Monday, June 18, 2007

Is Prince Philip an island god?

Legend had it that there was a clutch of villages on the island of Tanna in Vanuatu (South Pacific nation) which - as bizarre as it may seem - worshipped Prince Philip as a god...

Nick Squires of From Our Own Correspondent (BBC) heads out to see if this is true. And lo and behold it is. There is a story of the son of a mountain spirit (with pale skin) who goes across the water to marry a powerful woman... You can't make this stuff up!!

That's a fuzzy me in our garden pretending I'm at a festival... Somehow I don't think I'm going to quite make it to any this year, which is a rather depressing thought as I love festivals of any description. What's there not to like: freedom to wander around and be guaranteed to see interesting things and meet fascinating people, stepping barefoot through the wet morning grass, eating festival food and drinking lots of chai, bracing yourself to visit the little smelly toilet cubicles, finding hippy clothing, listening to lots of good music that you've discovered by accident on your way to a different part of the festival... I bought those poi at Glastonbury in the vain hope I'd actually learn some cool tricks. At least they got a little bit of an airing that sunny day.

Now that I've been told off for reading behind the bar (it was only the cookery section of a magazine some customer had left behind because I was that bored - although I refuse to be bored enough to read the Sun), I have to find other ways of keeping myself occupied when it's slow. I even asked if I could do any cleaning, only to be told 'no' because I needed to stand behind the bar just incase anyone came in. However, I have managed to come up with a comon denominator between the two places that I've lived the longest in the UK. Both places I am/have been twenty minutes away from a Wetland Centre... That's a lot of boredom to come up with a fact like that!

Friday, June 08, 2007

A little gem...

This is from The Onion ("America's finest news source"):

Study: 38 Percent Of People Not Actually Entitled To Their Opinion

Aah...I agree.
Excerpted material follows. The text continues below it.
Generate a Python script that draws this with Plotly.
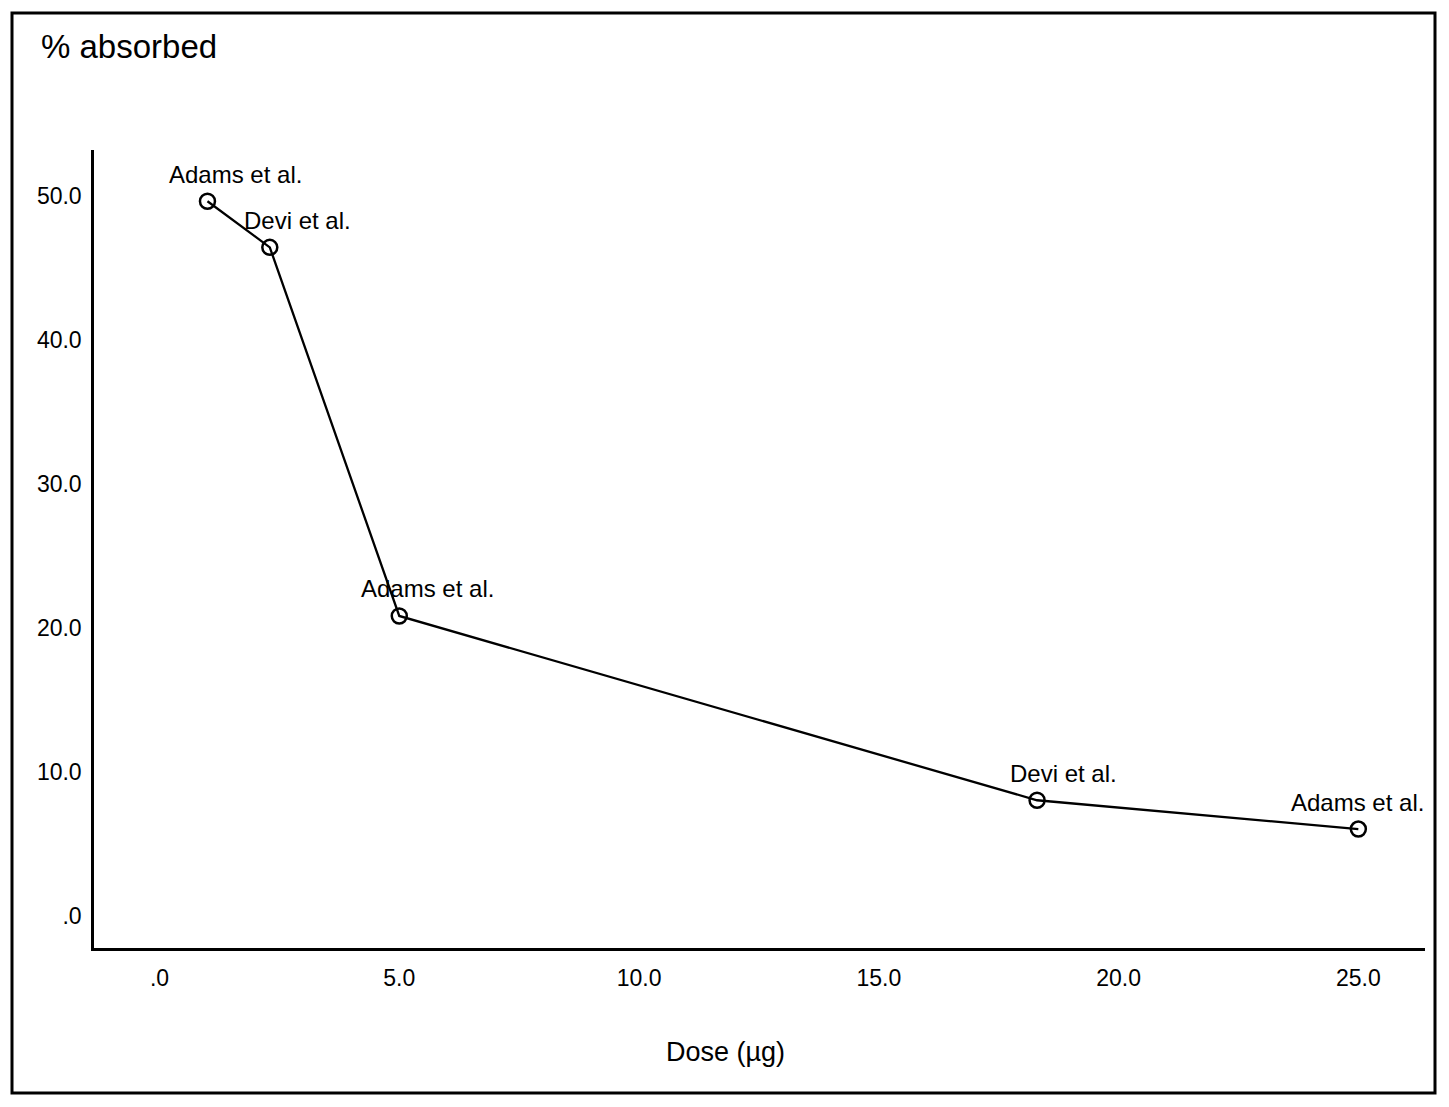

Although perhaps 38% is a little low? :)

[my button for creating a link has vanished so I'm afraid it's back to copy and paste for the article itself...sorry! http://www.theonion.com/content/news_briefs/
study_38_percent_of_people]

Tuesday, June 05, 2007

Twickenham early in the morning

I've started a job now as a part-time manager of the Twickenham Farmers' Market (and have a badge to prove it) and after doing a training on the job day last Saturday get the responsibility all to myself this coming Saturday. The farmers' market is located in a carpark just off the central street and had roughly 13 stalls of local producers (all within a hundred mile radius of Twickenham). This market is part of the network of London Farmers' Market and seemed extremely popular with the public.

Apart from a flurry of putting signs up and taking them down on either end of my 7am-2pm day my job consists of standing around talking to people and eating lots of good food. I had a fabulous time last week and even met the guy who invented the wind-up radio! One of the producers lives on Eel Pie Island which is on the Thames and does her chocolate cooking in a little shed named 'The Saffron Lounge'. She gave me some of her elderflower cordial she had made herself from elderflower on the island (2 min away from the market) and is thus easily the most local of the local producers present... I'm enjoying being part of this - even if it does mean leaving the house at 6:15am.

Friday, June 01, 2007

Eh?

This is from the staff newletter/update from the London Wetland Centre:

"Australia is now finished and I have planted some red hot pokers in Africa and they are doing really well. Thanks Penny for the donation. I have also laid turf in South America and have taken away the giant lily pads as they where falling apart... We have placed 3 of our sheep in Iceland for mowing reasons. We have had a problem between the swans and sheep, so there is a divide between them."

[It took me awhile to realise what it was on about: There is a section of ponds that have plants and birds representative of various parts of the world!]